For 29 consecutive weeks, large traders have been reducing shorts and increasing longs. Donald Trump's policies remain the most significant factor for traders, as they may trigger problems with long-term and structural consequences for America. Despite the signing of several important trade agreements, some key economic indicators continue to decline.
News calendar for the U.S. and EU:
- Eurozone – GDP change in Q2 (09:00 UTC).
- U.S. – Nonfarm Payrolls (12:30 UTC).
- U.S. – Unemployment rate (12:30 UTC).
- U.S. – Average hourly earnings (12:30 UTC).
On September 5, the economic events calendar includes four entries, at least two of which — Payrolls and unemployment — are important. The influence of the news background on market sentiment on Friday may be strong, especially in the second half of the day.

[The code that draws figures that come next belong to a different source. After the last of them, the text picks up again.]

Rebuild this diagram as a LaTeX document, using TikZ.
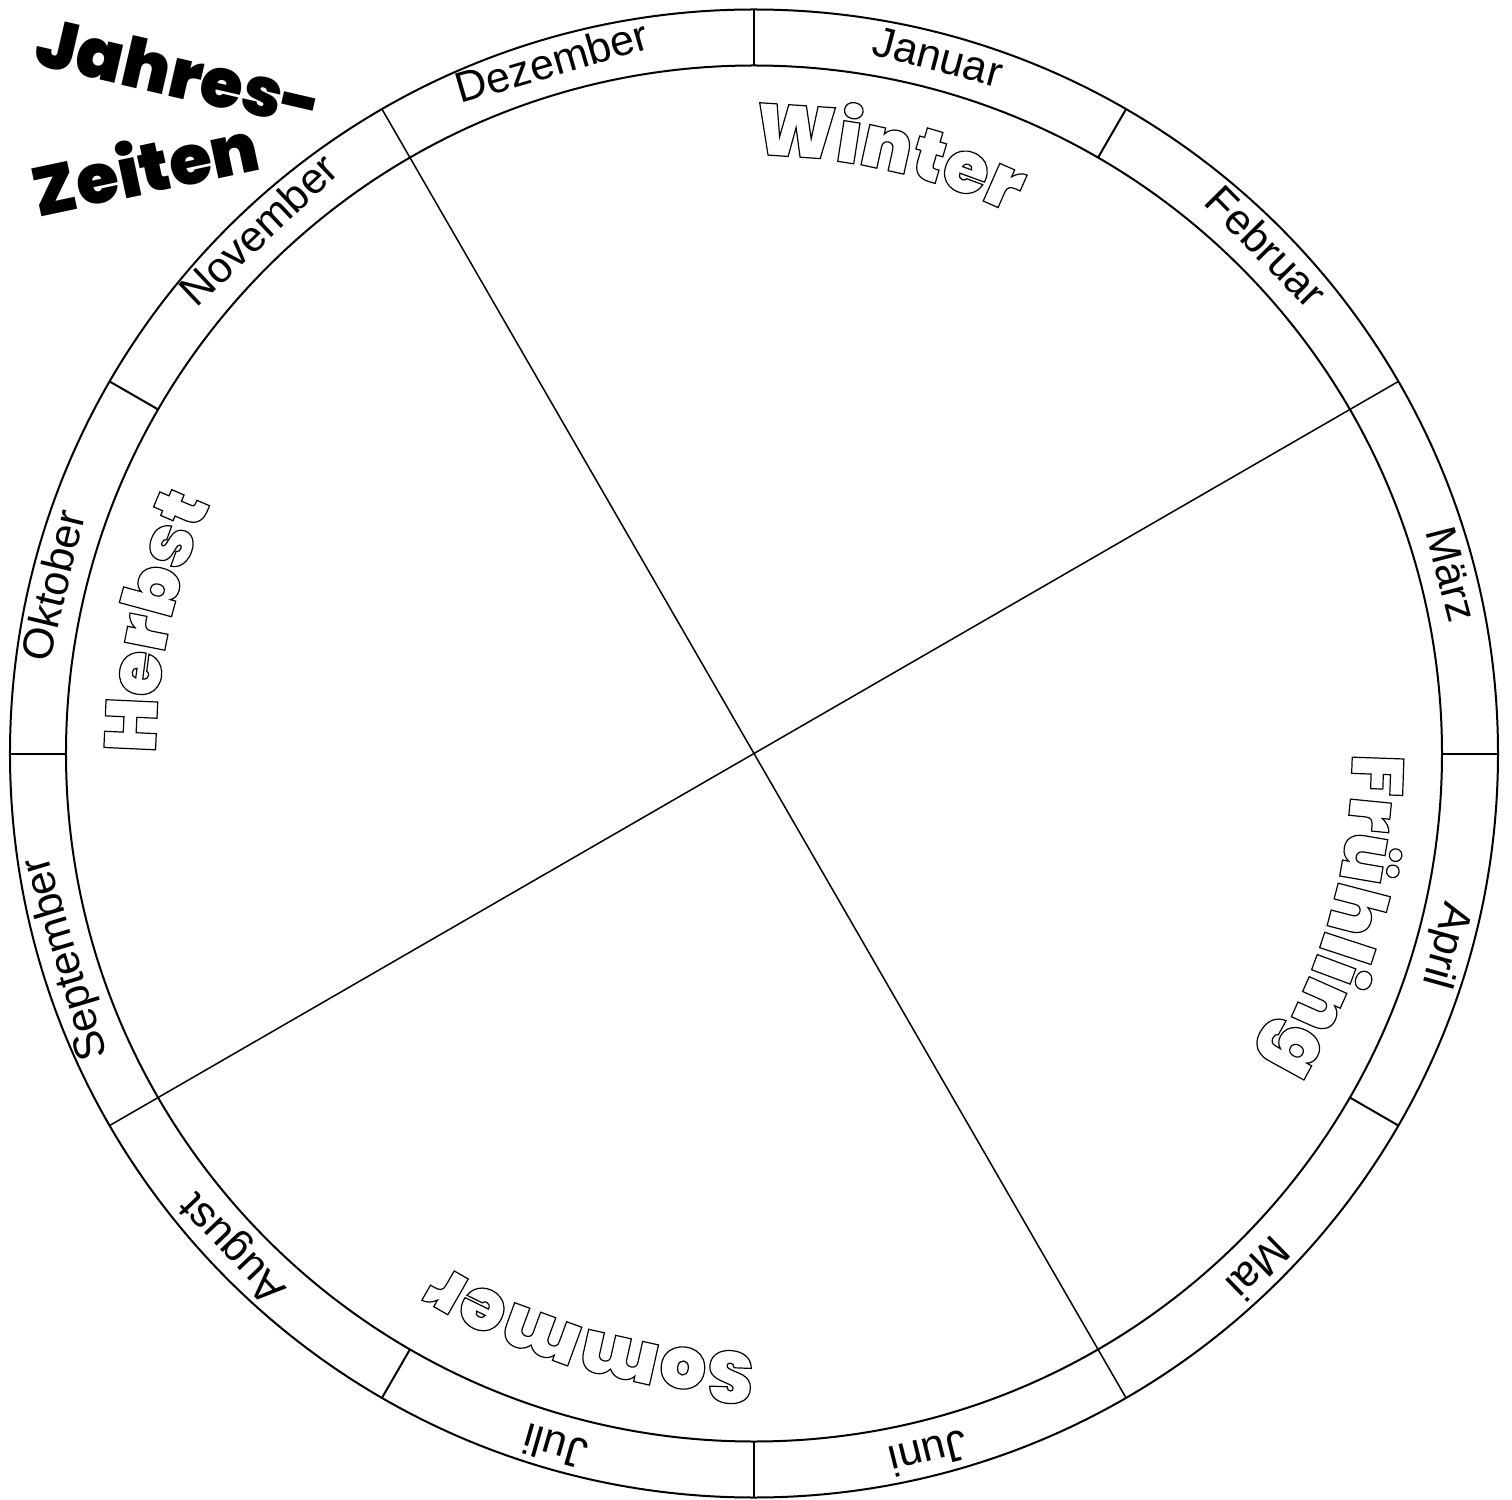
\documentclass[tikz,border=0pt]{standalone}
\usepackage{fontspec}
\setmainfont{Liberation Sans}
\IfFontExistsTF{Poppins Black}{\newfontfamily\heavy{Poppins Black}}{\newfontfamily\heavy{Liberation Sans Bold}}
\usetikzlibrary{decorations.text}
\newcommand\outlon{\special{pdf:literal direct 1 Tr 1.2 w}}
\tikzset{
  ring/.style={line width=2pt},
  quad/.style={line width=1.5pt},
  month/.style={font=\fontsize{43}{43}\selectfont, anchor=base, inner sep=0pt},
  titletext/.style={font=\heavy\fontsize{69}{69}\selectfont, inner sep=0pt},
  season/.style={decorate, decoration={text along path, text align=left,
     text={|\heavy\fontsize{73}{73}\selectfont\outlon|#1}}}
}
\begin{document}
\begin{tikzpicture}[x=1pt,y=1pt]
\useasboundingbox (-754,-745.5) rectangle (758,753.5);
\coordinate (c) at (0,0);
\draw[ring] (c) circle[radius=744pt];
\draw[ring] (c) circle[radius=688pt];
\foreach \a in {0,60,90,150,180,240,270,330}{
  \draw[ring] (\a:688) -- (\a:744);
}
\coordinate (q1) at (120:744);
\coordinate (q2) at (300:744);
\coordinate (q3) at (30:744);
\coordinate (q4) at (210:744);
\draw[quad] (q1) -- (c) -- (q2);
\draw[quad] (q3) -- (c) -- (q4);
\foreach \a/\m/\n in {75.2/Januar/jan,44.7/Februar/feb,14.4/März/mar,-15.5/April/apr,-45.6/Mai/mai,-76/Juni/jun,-106/Juli/jul,-136.5/August/aug,-163.4/September/sep,166.5/Oktober/okt,133.4/November/nov,106.3/Dezember/dez}{
  \node[month, rotate=\a-90] (\n) at (\a:706) {\m};
}
\node[titletext, rotate=-13] (t1) at (-574,681) {Jahres-};
\node[titletext, rotate=12] (t2) at (-609,588) {Zeiten};
\path[season=Winter] (90:598) arc[start angle=90, end angle=40, radius=598pt];
\path[season=Frühling] (0:598) arc[start angle=0, end angle=-50, radius=598pt];
\path[season=Sommer] (-90:598) arc[start angle=-90, end angle=-140, radius=598pt];
\path[season=Herbst] (180:598) arc[start angle=180, end angle=130, radius=598pt];
\end{tikzpicture}
\end{document}
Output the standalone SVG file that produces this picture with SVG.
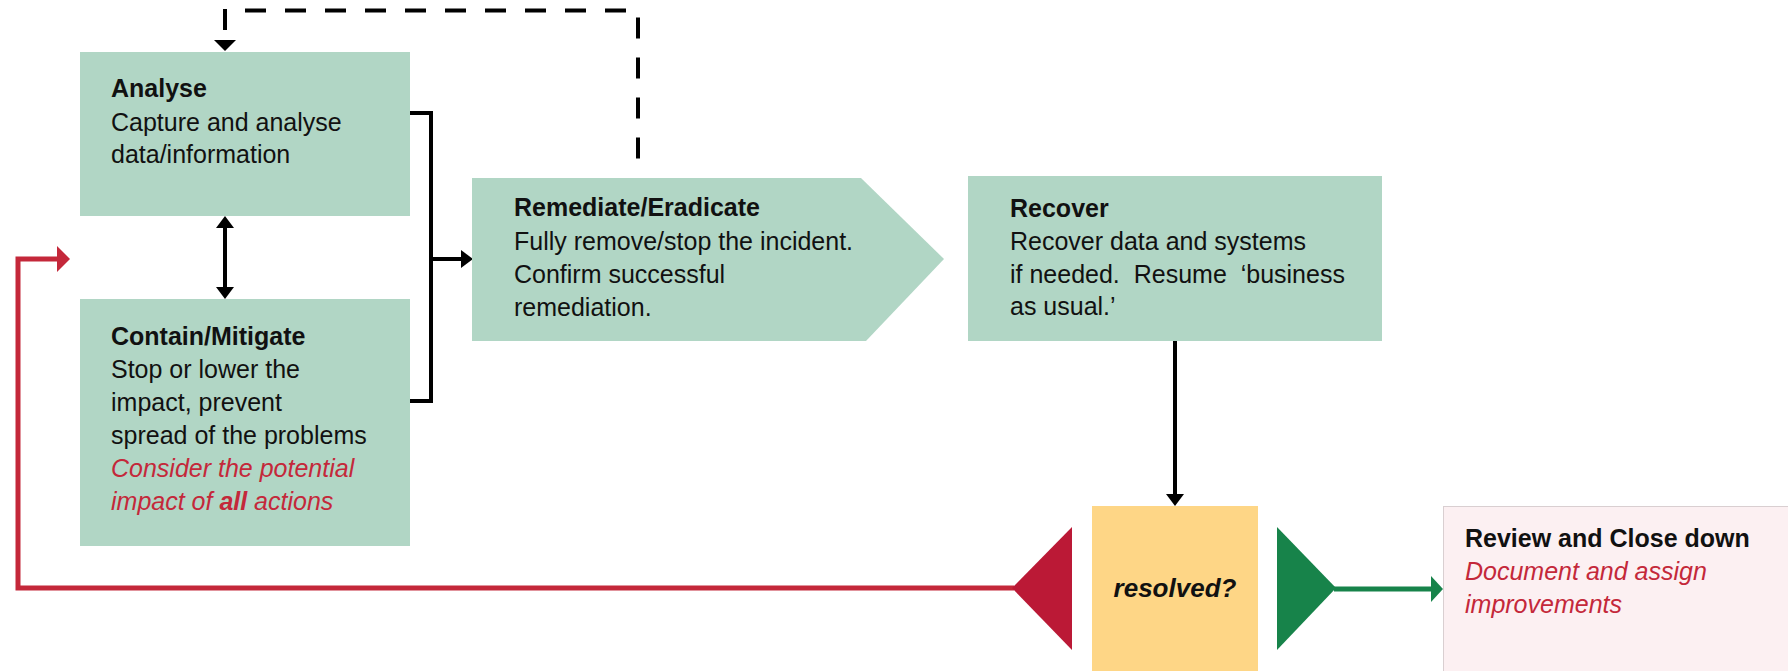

EUR/USD forecast and trading advice:
Sales of the pair are possible today on a rebound from 1.1695 on the hourly chart with a target at 1.1637–1.1645. Buying was possible yesterday on rebounds from 1.1637–1.1645 with a target at 1.1695. Today, these positions can be kept open. A close above 1.1695 will allow holding longs with a target at 1.1789.
Fibonacci grids are built from 1.1789–1.1392 on the hourly chart and from 1.1214–1.0179 on the 4-hour chart.